El sofá de mi abuela

03 de febrero 2024 - 00:15

Cierto magnetismo envuelve al sofá de la casa de mi abuela. Es, probablemente, el sofá más incómodo del mundo. El acolchamiento es casi inexistente; los reposabrazos, anchos, cubiertos por una tela que arropa la forma espiralada de la madera, y duros, tanto que invitan a pensar que reposar la cabeza sobre el marco de una puerta es más placentero. En el sofá de mi abuela, claro está, no puede tumbarse uno a la bartola sin descoyuntarse. Y, sin embargo, es sugestivo y enigmático, sí, porque esconde la forma de estar de nuestros antepasados, una forma de estar hoy incorpórea y vaporosa.

Tanto el sofá de mi abuela como los sillones que lo acompañan, también poco dúctiles, invitan a la tertulia activa, a cierto alcoholismo y al humeo. Ahí no se empereza ni Dios. No es difícil explicar por qué las cenas de Nochebuena se alargan hasta las cuatro de la mañana sin que decaigan la algazara y la conversación. No hay registros en mi familia de tíos, primos o sobrinos dormidos en mitad de celebraciones de manera indigna, con una babilla de secuela de ictus cayendo por la comisura de los labios. Eso solo lo provocan los chaise longues y los mastodónticos canapés que invitan al flirteo con el móvil, al escapismo y al letargo.

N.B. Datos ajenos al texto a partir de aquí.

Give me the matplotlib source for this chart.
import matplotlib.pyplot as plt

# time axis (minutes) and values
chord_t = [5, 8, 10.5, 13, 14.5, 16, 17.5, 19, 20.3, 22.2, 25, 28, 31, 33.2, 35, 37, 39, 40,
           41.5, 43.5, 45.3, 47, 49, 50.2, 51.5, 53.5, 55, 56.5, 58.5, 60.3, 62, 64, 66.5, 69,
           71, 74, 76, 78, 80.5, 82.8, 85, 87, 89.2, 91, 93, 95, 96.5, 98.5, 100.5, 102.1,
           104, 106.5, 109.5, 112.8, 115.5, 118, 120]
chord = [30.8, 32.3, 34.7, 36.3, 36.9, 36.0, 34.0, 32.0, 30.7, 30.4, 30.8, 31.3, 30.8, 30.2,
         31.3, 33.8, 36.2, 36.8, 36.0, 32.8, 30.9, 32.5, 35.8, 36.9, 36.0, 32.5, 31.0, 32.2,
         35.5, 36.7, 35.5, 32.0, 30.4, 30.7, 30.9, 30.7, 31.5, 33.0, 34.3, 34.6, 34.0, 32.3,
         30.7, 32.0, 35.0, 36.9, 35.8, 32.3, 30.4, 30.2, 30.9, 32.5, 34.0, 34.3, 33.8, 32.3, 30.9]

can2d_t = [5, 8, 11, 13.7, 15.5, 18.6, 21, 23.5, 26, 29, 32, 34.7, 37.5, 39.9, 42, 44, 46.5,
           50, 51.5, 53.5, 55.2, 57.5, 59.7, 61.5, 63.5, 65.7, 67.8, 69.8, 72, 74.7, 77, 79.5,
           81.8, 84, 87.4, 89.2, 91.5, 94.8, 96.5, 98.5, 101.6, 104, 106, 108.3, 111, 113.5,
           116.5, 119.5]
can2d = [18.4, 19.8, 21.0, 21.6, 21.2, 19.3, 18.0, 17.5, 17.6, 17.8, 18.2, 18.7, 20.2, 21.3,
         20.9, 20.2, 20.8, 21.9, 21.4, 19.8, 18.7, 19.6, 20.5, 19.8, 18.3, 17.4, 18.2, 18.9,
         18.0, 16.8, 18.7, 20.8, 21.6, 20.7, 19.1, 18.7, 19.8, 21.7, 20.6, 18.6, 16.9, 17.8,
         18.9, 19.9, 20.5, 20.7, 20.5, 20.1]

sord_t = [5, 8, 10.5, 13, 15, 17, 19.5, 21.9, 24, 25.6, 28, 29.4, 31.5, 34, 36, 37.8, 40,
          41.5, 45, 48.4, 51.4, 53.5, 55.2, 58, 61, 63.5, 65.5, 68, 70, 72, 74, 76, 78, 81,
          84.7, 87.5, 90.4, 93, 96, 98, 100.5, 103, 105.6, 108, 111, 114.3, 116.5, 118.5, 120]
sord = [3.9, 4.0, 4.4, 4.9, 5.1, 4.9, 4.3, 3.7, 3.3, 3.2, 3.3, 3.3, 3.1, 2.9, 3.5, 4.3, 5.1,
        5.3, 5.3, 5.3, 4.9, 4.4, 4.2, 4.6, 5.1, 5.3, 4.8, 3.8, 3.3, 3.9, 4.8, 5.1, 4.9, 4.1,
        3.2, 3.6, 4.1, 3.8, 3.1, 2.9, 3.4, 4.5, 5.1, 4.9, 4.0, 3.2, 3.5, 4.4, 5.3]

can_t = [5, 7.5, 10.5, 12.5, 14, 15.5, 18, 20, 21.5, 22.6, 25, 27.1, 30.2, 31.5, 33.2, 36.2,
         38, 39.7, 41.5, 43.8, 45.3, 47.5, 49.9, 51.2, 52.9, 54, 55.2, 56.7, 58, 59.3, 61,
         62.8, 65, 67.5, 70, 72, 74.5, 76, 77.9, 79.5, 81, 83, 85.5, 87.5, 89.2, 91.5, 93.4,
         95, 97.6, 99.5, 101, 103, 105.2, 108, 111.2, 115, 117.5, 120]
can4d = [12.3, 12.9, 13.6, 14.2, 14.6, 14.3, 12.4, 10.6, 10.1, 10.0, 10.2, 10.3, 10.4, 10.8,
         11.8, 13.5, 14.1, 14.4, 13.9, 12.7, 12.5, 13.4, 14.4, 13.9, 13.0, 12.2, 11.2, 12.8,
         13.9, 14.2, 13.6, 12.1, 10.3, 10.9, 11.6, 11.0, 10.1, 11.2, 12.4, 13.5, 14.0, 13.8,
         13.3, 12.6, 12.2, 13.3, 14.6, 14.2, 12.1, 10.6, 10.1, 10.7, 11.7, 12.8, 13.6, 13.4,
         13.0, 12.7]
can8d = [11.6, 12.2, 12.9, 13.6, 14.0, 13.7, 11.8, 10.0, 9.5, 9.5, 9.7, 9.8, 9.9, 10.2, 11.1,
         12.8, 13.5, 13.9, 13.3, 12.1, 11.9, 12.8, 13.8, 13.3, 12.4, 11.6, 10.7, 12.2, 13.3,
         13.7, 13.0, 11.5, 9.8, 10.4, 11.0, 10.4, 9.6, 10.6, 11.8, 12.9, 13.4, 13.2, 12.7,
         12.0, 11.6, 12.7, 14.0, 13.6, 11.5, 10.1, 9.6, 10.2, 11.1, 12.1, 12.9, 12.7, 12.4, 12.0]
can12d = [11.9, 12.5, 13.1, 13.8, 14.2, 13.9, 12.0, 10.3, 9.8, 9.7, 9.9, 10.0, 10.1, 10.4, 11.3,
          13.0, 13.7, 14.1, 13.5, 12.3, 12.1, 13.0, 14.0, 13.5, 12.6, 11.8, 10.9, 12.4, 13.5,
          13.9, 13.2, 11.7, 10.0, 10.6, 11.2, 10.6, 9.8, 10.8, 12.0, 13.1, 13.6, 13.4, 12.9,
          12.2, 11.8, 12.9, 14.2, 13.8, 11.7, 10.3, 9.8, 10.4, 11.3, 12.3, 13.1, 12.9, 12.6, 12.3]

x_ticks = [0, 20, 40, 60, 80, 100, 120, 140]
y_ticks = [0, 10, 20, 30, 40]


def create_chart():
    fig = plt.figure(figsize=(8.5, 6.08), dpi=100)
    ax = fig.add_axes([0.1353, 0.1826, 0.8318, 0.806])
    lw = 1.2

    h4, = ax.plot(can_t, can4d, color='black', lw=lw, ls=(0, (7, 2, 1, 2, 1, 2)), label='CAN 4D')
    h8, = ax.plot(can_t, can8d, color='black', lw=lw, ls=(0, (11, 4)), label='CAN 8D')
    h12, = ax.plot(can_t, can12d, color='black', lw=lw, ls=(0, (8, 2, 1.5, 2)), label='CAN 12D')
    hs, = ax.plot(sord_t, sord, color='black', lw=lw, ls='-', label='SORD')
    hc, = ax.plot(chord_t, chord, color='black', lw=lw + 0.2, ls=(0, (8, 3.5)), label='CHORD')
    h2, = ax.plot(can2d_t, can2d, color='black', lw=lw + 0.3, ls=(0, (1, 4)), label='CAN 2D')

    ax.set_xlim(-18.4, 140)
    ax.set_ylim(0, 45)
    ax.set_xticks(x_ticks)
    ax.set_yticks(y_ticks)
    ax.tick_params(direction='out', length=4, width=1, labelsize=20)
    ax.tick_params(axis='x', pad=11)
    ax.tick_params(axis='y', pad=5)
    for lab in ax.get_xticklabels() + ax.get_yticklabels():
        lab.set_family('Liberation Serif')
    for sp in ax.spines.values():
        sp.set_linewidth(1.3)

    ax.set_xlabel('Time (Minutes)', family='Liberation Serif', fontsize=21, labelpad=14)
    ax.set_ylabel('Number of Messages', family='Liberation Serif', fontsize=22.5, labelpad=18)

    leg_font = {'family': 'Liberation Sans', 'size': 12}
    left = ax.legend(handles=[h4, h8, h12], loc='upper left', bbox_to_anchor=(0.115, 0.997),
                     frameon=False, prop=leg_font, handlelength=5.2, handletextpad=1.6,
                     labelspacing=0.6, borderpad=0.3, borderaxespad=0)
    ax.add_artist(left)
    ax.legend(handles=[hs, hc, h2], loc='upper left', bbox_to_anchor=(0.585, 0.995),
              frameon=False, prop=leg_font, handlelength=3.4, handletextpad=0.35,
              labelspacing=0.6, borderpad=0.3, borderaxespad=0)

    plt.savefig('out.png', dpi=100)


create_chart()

El sofá de mi abuela tan solo es una pequeña pieza de los muebles, rincones y pequeñas humedades que habitan la casa. La casa, el hogar de la abuela, es lo más parecido a disfrutar de la película de tu vida. Todo allí permanece inalterable, atrapado en un estatismo temporal que otorga a la mirada un filtro sepia. Lo único que agarra de la mano a una vida que avanza son las fotos que dormitan sobre la mesa de caoba. Se añaden instantáneas de los que llegan para alegrarnos los días y adquieren un triste protagonismo las de aquellos que se fueron demasiado pronto.

Ahí, ahí está la mesita de mármol sobre la que simulaba carreras de cochecitos antiguos conducidos por pilotos kamikazes que se precipitaban al vacío hasta impactar con la alfombra de moqueta parda. Allá, en la entrada, continúa ese espejo de marco de madera oscura en el que poco a poco fui descubriendo que estaba creciendo: primero reflejaba el flequillito rubio, después la frente salpicada por la cicatriz de la varicela, más tarde los ojos y la nariz, la boca, el pecho, el diafragma… Y allí, allí está el sillón en el que se sentaba a leer el Europa y a fumar el padre arrebatado. Sí, todo descansa en su sitio con un cuidado y una obsesión casi museísticos.

La casa de una abuela es un espacio seguro en el que aguardan y juguetean recuerdos siempre dispuestos a ser invocados, la casa de una abuela es la caja fuerte del banco de la memoria, un lugar al que acudir cuando necesitemos que algo nos demuestre que para llegar a ser nunca debemos olvidar lo que fuimos.